Prepaid travel money cards are the hot new ticket for travellers, but how do they stack up against the credit card or debit card you're already carrying?
As is so often the case, the answer is "it depends".
Travel money cards
If you're going to transfer enough money for your whole trip onto the card at the time of purchase, then prepaid travel money cards are good value.
If you need to reload your card during your trip, however, you'll be hit with a 1.1% surcharge – for example, an extra $11 to load up $1,000.
Either way, the exchange rate is locked in -- so you're covered against a sudden dip in the Aussie dollar. (On the other hand, should the Kanga bounce back up you'll still be stuck at the lower rate.)
With most money cards there's an initial upfront purchase fee of around $10-15. This fee also covers the initial transfer of cash onto the card. (Note that if you buy the card through Australia Post, you may be able to get this fee waived entirely.)
However, there are some 'gotchas'. If you buy a travel money card for US dollars, and later use it another country, the card provider will charge you a 'wrong currency' conversion fee. This is typically comparable to the 3% fee charged by most credit cards for overseas purchases.
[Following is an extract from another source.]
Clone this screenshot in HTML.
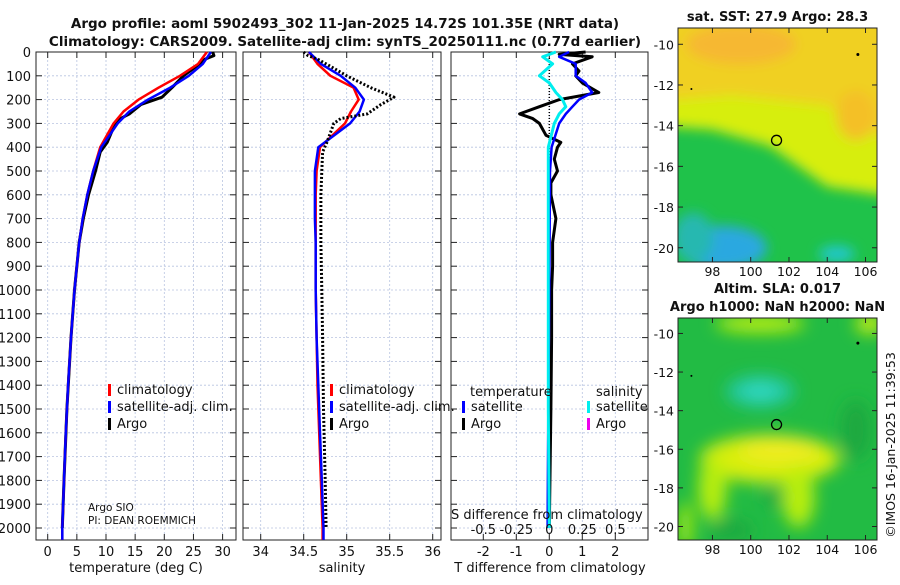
<!DOCTYPE html>
<html><head><meta charset="utf-8"><style>
body{margin:0;background:#fff;}
svg text{font-family:"DejaVu Sans","Liberation Sans",sans-serif;fill:#111;}
</style></head><body>
<svg id="c" width="900" height="580" xmlns="http://www.w3.org/2000/svg">
<text x="345" y="28" font-size="13.5" font-weight="bold" text-anchor="middle">Argo profile: aoml 5902493_302 11-Jan-2025 14.72S 101.35E (NRT data)</text>
<text x="345" y="46" font-size="13.5" font-weight="bold" text-anchor="middle">Climatology: CARS2009. Satellite-adj clim: synTS_20250111.nc (0.77d earlier)</text>
<g id="maps"></g>
<text transform="translate(895,445) rotate(-90)" font-size="12.5" text-anchor="middle">©IMOS 16-Jan-2025 11:39:53</text>
</svg>
<script>
// ---- data ----
const depthTicks=[0,100,200,300,400,500,600,700,800,900,1000,1100,1200,1300,1400,1500,1600,1700,1800,1900,2000];
const tTicks=[0,5,10,15,20,25,30];
const sTicks=[34,34.5,35,35.5,36];
const dTicks=[-2,-1,0,1,2];
const dTickLabels=["-2","-1","0","1","2"];
const sDiffLabels=["-0.5","-0.25","0","0.25","0.5"];

const tClimDepth=[0,50,100,150,200,250,300,400,500,600,700,800,900,1000,1200,1400,1600,1800,2000,2050];
const tClim=[27.3,25.8,22.7,19.0,15.6,13.0,11.3,9.0,7.8,6.8,6.0,5.4,5.0,4.6,4.0,3.5,3.1,2.8,2.5,2.5];
const tSat=[28.0,26.6,24.2,21.0,17.2,14.0,12.0,9.2,7.8,6.8,6.0,5.4,5.0,4.6,4.0,3.5,3.1,2.8,2.5,2.5];
const tArgoDepth=[0,15,30,60,100,150,190,220,260,280,300,340,380,420,500,600,700,800,1000,1200,1500,1800,2000];
const tArgo=[28.3,28.5,27.0,25.5,23.3,21.3,19.6,16.0,14.0,12.5,11.6,10.9,10.2,9.0,8.2,7.0,6.1,5.4,4.6,4.0,3.3,2.8,2.5];

const sClim=[34.56,34.66,34.81,35.08,35.14,35.05,34.98,34.69,34.65,34.64,34.64,34.64,34.64,34.64,34.65,34.66,34.68,34.70,34.72,34.72];
const sSat=[34.56,34.70,34.93,35.10,35.20,35.15,35.04,34.67,34.63,34.63,34.63,34.64,34.64,34.64,34.65,34.67,34.69,34.71,34.73,34.73];
const sArgo=[34.50,34.55,34.66,34.81,35.00,35.28,35.55,35.40,35.24,34.93,34.85,34.81,34.77,34.72,34.71,34.70,34.70,34.70,34.71,34.72,34.73,34.75,34.76];

const dArgoDepth=[0,10,20,50,80,100,130,170,200,230,260,280,300,350,380,400,450,500,550,600,700,800,900,1000,1200,1500,2000];
const dArgoT=[1.1,0.3,1.3,0.7,0.9,0.8,1.0,1.5,0.3,-0.3,-0.9,-0.5,-0.3,-0.1,0.35,0.25,0.15,0.25,0.05,0.05,0.2,0.1,0.1,0.07,0.07,0.05,0.0];
const dDepth=[0,20,50,100,130,170,200,230,260,300,400,500,1000,1500,2000];
const dSatT=[0.6,0.3,0.8,0.8,1.1,1.3,0.9,0.7,0.5,0.3,0.07,0.02,0.0,-0.03,-0.05];
const dSatS=[0.2,-0.2,0.1,-0.3,0.0,0.2,0.4,0.5,0.3,0.15,-0.03,-0.03,-0.03,-0.03,0.0];

// ---- axes ----
const Y0=52,YPX=0.238,YB=540;
const y=d=>Y0+d*YPX;
const P=[
 {l:36,r:236,x:v=>47.7+v*5.83},
 {l:243,r:441,x:v=>260.7+(v-34)*86},
 {l:451,r:648,x:v=>549.3+v*33}
];
const svg=document.getElementById('c');
const NS='http://www.w3.org/2000/svg';
function el(t,a,p){const e=document.createElementNS(NS,t);for(const k in a)e.setAttribute(k,a[k]);(p||svg).appendChild(e);return e;}
function txt(s,a,p){const e=el('text',a,p);e.textContent=s;return e;}

P.forEach((p,i)=>{
 const g=el('g',{});
 
 
 const ticks=i==0?tTicks:i==1?sTicks:dTicks;
 depthTicks.forEach(d=>{
  const ln=el('line',{x1:p.l,x2:p.r,y1:y(d),y2:y(d),stroke:'#b8c4e0','stroke-width':0.8,'stroke-dasharray':'2,2'},g);
  
  
  el('line',{x1:p.l,x2:p.l+6,y1:y(d),y2:y(d),stroke:'#222'},g);
  el('line',{x1:p.r-6,x2:p.r,y1:y(d),y2:y(d),stroke:'#222'},g);
  if(i==0){const t=txt(String(d),{x:31,y:y(d)+5,'font-size':13,'text-anchor':'end'},g);
   
   }
 });
 ticks.forEach((v,k)=>{
  const X=p.x(v);
  const ln=el('line',{x1:X,x2:X,y1:Y0,y2:YB,stroke:'#b8c4e0','stroke-width':0.8,'stroke-dasharray':'2,2'},g);
  
  
  el('line',{x1:X,x2:X,y1:Y0,y2:Y0+6,stroke:'#222'},g);
  el('line',{x1:X,x2:X,y1:YB-6,y2:YB,stroke:'#222'},g);
  const lab=i==2?dTickLabels[k]:String(v);
  const t=txt(lab,{x:X,y:556,'font-size':13,'text-anchor':'middle'},g);
  
  
 });
 const fr=el('rect',{x:p.l,y:Y0,width:p.r-p.l,height:YB-Y0,fill:'none',stroke:'#222','stroke-width':1},g);
 
 
});
function line(p,vals,depths,color,w,dash,name){
 const pts=vals.map((v,k)=>p.x(v).toFixed(1)+','+y(depths[k]).toFixed(1)).join(' ');
 const e=el('polyline',{points:pts,fill:'none',stroke:color,'stroke-width':w,'stroke-linejoin':'round'});
 if(dash)e.setAttribute('stroke-dasharray',dash);
 
 
}
line(P[0],tArgo,tArgoDepth,'#000',3,null,'temp-argo-line');
line(P[0],tClim,tClimDepth,'#f00',2.5,null,'temp-climatology-line');
line(P[0],tSat,tClimDepth,'#00f',2.5,null,'temp-satellite-line');
line(P[1],sClim,tClimDepth,'#f00',2.5,null,'sal-climatology-line');
line(P[1],sSat,tClimDepth,'#00f',2.5,null,'sal-satellite-line');
line(P[1],sArgo,tArgoDepth,'#000',3,'2,2','sal-argo-line');
{const e=el('line',{x1:P[2].x(0),x2:P[2].x(0),y1:Y0,y2:y(600),stroke:'#000','stroke-width':1.5,'stroke-dasharray':'1,2'});
 
 }
line(P[2],dArgoT,dArgoDepth,'#000',3,null,'tdiff-argo-line');
line(P[2],dSatT,dDepth,'#00f',2.5,null,'tdiff-satellite-line');
line(P[2],dSatS,dDepth,'#0ee',3,null,'sdiff-satellite-line');

// x titles
[['temperature (deg C)',136],['salinity',342],['T difference from climatology',550]].forEach((a,i)=>{
 const t=txt(a[0],{x:a[1],y:572,'font-size':13,'text-anchor':'middle'});
 
 
});
// S diff scale
{const t=txt('S difference from climatology',{x:451,y:519,'font-size':13});
 
 }
dTicks.forEach((v,k)=>{const t=txt(sDiffLabels[k],{x:P[2].x(v),y:534,'font-size':13,'text-anchor':'middle'});
 
 });
// PI text
{const t=txt('Argo SIO',{x:88,y:511,'font-size':10.5});
 const u=txt('PI: DEAN ROEMMICH',{x:88,y:524,'font-size':10.5});}
// legends
function leg(x,yy,c,label,name){
 const g=el('g',{});
 
 
 el('rect',{x:x,y:yy-9,width:3,height:12,fill:c},g);
 txt(label,{x:x+9,y:yy+1,'font-size':13},g);
}
leg(108,393,'#f00','climatology','legend-climatology');
leg(108,410,'#00f','satellite-adj. clim.','legend-satellite-adj');
leg(108,427,'#000','Argo','legend-argo');
leg(330,393,'#f00','climatology','legend-climatology-2');
leg(330,410,'#00f','satellite-adj. clim.','legend-satellite-adj-2');
leg(330,427,'#000','Argo','legend-argo-2');
{const t=txt('temperature',{x:470,y:396,'font-size':13});
 const u=txt('salinity',{x:596,y:396,'font-size':13});}
leg(462,410,'#00f','satellite','legend-t-satellite');
leg(462,427,'#000','Argo','legend-t-argo');
leg(587,410,'#0ee','satellite','legend-s-satellite');
leg(587,427,'#e0e','Argo','legend-s-argo');

// ---- maps ----
const mapLon=[98,100,102,104,106];
const mapLat=[-10,-12,-14,-16,-18,-20];
const M=[{t:28,b:262,titles:['sat. SST: 27.9 Argo: 28.3'],ty:[21]},{t:318,b:540,titles:['Altim. SLA: 0.017','Argo h1000: NaN h2000: NaN'],ty:[293,311]}];
const ML=678,MR=877;
const mx=v=>ML+(v-96.2)*(MR-ML)/(106.6-96.2);
M.forEach((m,i)=>{
 const my=v=>m.t+(-9.2-v)*(m.b-m.t)/(-9.2+20.7);
 const g=el('g',{});
 
 
 const defs=el('defs',{},g);
 const cp=el('clipPath',{id:'cp'+i},defs);
 el('rect',{x:ML,y:m.t,width:MR-ML,height:m.b-m.t},cp);
 const f=el('filter',{id:'bl'+i,x:'-50%',y:'-50%',width:'200%',height:'200%'},defs);
 el('feGaussianBlur',{stdDeviation:i==0?6:8},f);
 const c=el('g',{'clip-path':'url(#cp'+i+')'},g);
 if(i==0){
  el('rect',{x:ML,y:m.t,width:MR-ML,height:m.b-m.t,fill:'#1fc24a'},c);
  const b=el('g',{filter:'url(#bl0)'},c);
  el('polygon',{points:`${ML-20},${m.t-20} ${MR+20},${m.t-20} ${MR+20},${my(-17.5)} ${mx(104)},${my(-17)} ${mx(101)},${my(-15)} ${mx(98)},${my(-14.2)} ${ML-20},${my(-14)}`,fill:'#d7ee10'},b);
  el('polygon',{points:`${ML-20},${m.t-20} ${MR+20},${m.t-20} ${MR+20},${my(-15)} ${mx(104)},${my(-13)} ${mx(99)},${my(-12.5)} ${ML-20},${my(-12.8)}`,fill:'#f0d020'},b);
  el('ellipse',{cx:mx(99.5),cy:my(-10),rx:55,ry:20,fill:'#f6b830'},b);
  el('ellipse',{cx:mx(105.5),cy:my(-13.5),rx:20,ry:25,fill:'#f4c028'},b);
  el('ellipse',{cx:mx(98.5),cy:my(-20),rx:45,ry:22,fill:'#2aa8e0'},b);
  el('ellipse',{cx:mx(104.5),cy:my(-20.3),rx:18,ry:8,fill:'#22c8d0'},b);
  el('ellipse',{cx:mx(97),cy:my(-19.5),rx:20,ry:25,fill:'#28b8b0'},b);
 }else{
  el('rect',{x:ML,y:m.t,width:MR-ML,height:m.b-m.t,fill:'#22bb44'},c);
  const b=el('g',{filter:'url(#bl1)'},c);
  el('ellipse',{cx:mx(101),cy:my(-16.5),rx:70,ry:24,fill:'#d8ee10'},b);
  el('ellipse',{cx:mx(101.5),cy:my(-16),rx:40,ry:12,fill:'#f0ec20'},b);
  el('ellipse',{cx:mx(98),cy:my(-18),rx:14,ry:32,fill:'#b8ee10'},b);
  el('ellipse',{cx:mx(102.5),cy:my(-18.5),rx:16,ry:30,fill:'#b8ee10'},b);
  el('ellipse',{cx:mx(100.5),cy:my(-9.5),rx:45,ry:9,fill:'#b8ee10'},b);
  el('ellipse',{cx:mx(106.2),cy:my(-9.5),rx:14,ry:10,fill:'#c8ee10'},b);
  el('ellipse',{cx:mx(96.6),cy:my(-20),rx:6,ry:25,fill:'#b8ee10'},b);
  el('ellipse',{cx:mx(100.5),cy:my(-13),rx:34,ry:16,fill:'#22c8a0'},b);
  el('ellipse',{cx:mx(100.5),cy:my(-13),rx:18,ry:8,fill:'#30d8c0'},b);
  el('ellipse',{cx:mx(99),cy:my(-20.2),rx:22,ry:10,fill:'#1aa840'},b);
  el('ellipse',{cx:mx(101.2),cy:my(-18.5),rx:10,ry:9,fill:'#1aa840'},b);
  el('ellipse',{cx:mx(105.5),cy:my(-15),rx:15,ry:30,fill:'#1aa840'},b);
 }
 el('circle',{cx:mx(101.35),cy:my(-14.72),r:5,fill:'none',stroke:'#000','stroke-width':1.3},g);
 el('circle',{cx:mx(105.6),cy:my(-10.5),r:1.5,fill:'#000'},g);
 el('circle',{cx:mx(96.9),cy:my(-12.2),r:1,fill:'#000'},g);
 el('rect',{x:ML,y:m.t,width:MR-ML,height:m.b-m.t,fill:'none',stroke:'#222'},g);
 mapLon.forEach(v=>{
  el('line',{x1:mx(v),x2:mx(v),y1:m.b,y2:m.b-5,stroke:'#222'},g);
  el('line',{x1:mx(v),x2:mx(v),y1:m.t,y2:m.t+5,stroke:'#222'},g);
  const t=txt(String(v),{x:mx(v),y:m.b+14,'font-size':12.5,'text-anchor':'middle'},g);
  
  
 });
 mapLat.forEach(v=>{
  el('line',{x1:ML,x2:ML+5,y1:my(v),y2:my(v),stroke:'#222'},g);
  el('line',{x1:MR,x2:MR-5,y1:my(v),y2:my(v),stroke:'#222'},g);
  const t=txt(String(v),{x:ML-4,y:my(v)+5,'font-size':12.5,'text-anchor':'end'},g);
  
  
 });
 m.titles.forEach((s,k)=>{
  const t=txt(s,{x:(ML+MR)/2,y:m.ty[k],'font-size':13,'font-weight':'bold','text-anchor':'middle'},g);
  
  
 });
});
</script>
</body></html>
Travelex has a really nasty fee to catch people out here: Travelex Cash Passport customers who buy something in what is considered the wrong currency are slammed with an 8.45% fee on the spot!
Cash withdrawals from a prepaid travel money card at a foreign ATM cost $2 to $4 each time, depending on the country you're using the card in – but this is generally cheaper than using a standard Australian bank debit/credit card to withdraw money.
So, to summarise: if you buy a prepaid travel money card at Australia Post you can transfer cash onto it with no fees, and spend money from it with no (or low) fees too.
However, in a worst case scenario, you'll buy a Travelex Cash Passport card from a Travelex booth, pay $15 on top of the initial cash load, an extra 1.1% to reload it, and face another 8.45% slug if you buy goods in the 'wrong currency'. (On top of which, Travelex is the only travel money company to hit you with a $10 fee if you wnat to 'cash out' your card by reclaiming left-over money at the end of your trip).
So, clearly, if you're not careful about how you purchase a prepaid travel money card, they can be costly.
Australian bank credit/ATM cards
In comparison to travel money cards, using your own bank's credit or ATM card is a simpler process. It provides direct access to the money in your bank account (or your credit card credit limit).
You also benefit from having your money converted at the bank's wholesale exchange rate, rather a rate which can have hidden padding in it. (For example, there are many retailers of rebranded Travelex Cash Passport cards, and they set their own exchange rates.)
Banks do charge continual fees on international purchases – typically 3 - 3.5% profit margin on top of all foreign purchases (that's $30 - $35 on $1,000). Evidently, if you're going to be spending many thousands of dollars on an international trip, a preloaded travel money card can be better value than paying this surcharge on all purchases.
In terms of ATM cash withdrawals, normal Australian bank accounts and credit cards charge around 3% of the withdrawal amount plus $5 each time (for example, an $11 fee for a $200 withdrawal). Again, travel money cards are much better value here: they don't charge a percentage surcharge on withdrawals, just a flat dollar fee, which is typically lower.
However, there are a few card types that are exceptions. GE Finance has a credit card called 28 degrees Mastercard that charges no foreign exchange fees, and has free cash withdrawals at overseas ATMs. We've reviewed it extensively here.
NAB also has a bank account called NAB Gold Banking which provides a Visa Debit Card which similarly has no overseas ATM withdrawal fees. That said, it has a $10 per month fee (waived if you deposit $5,000 per month into it). Note, this fee-free overseas deal only applies to the NAB Gold Visa Debit card, not the NAB Gold credit cards.
One very important thing to be aware of when using your own ATM or credit card overseas is that foreign ATMs can charge very high fees for usage, and some countries don't require this to be disclosed before the transaction goes ahead.
For example, Australian Business Traveller staff have been hit by a $15 fee for a transaction at an English-language ATM in a five star hotel lobby in China. The ATM gave no warning of this.
Prepaid travel money cards and Australian bank debit/credit cards are equally vulnerable to this, unfortunately.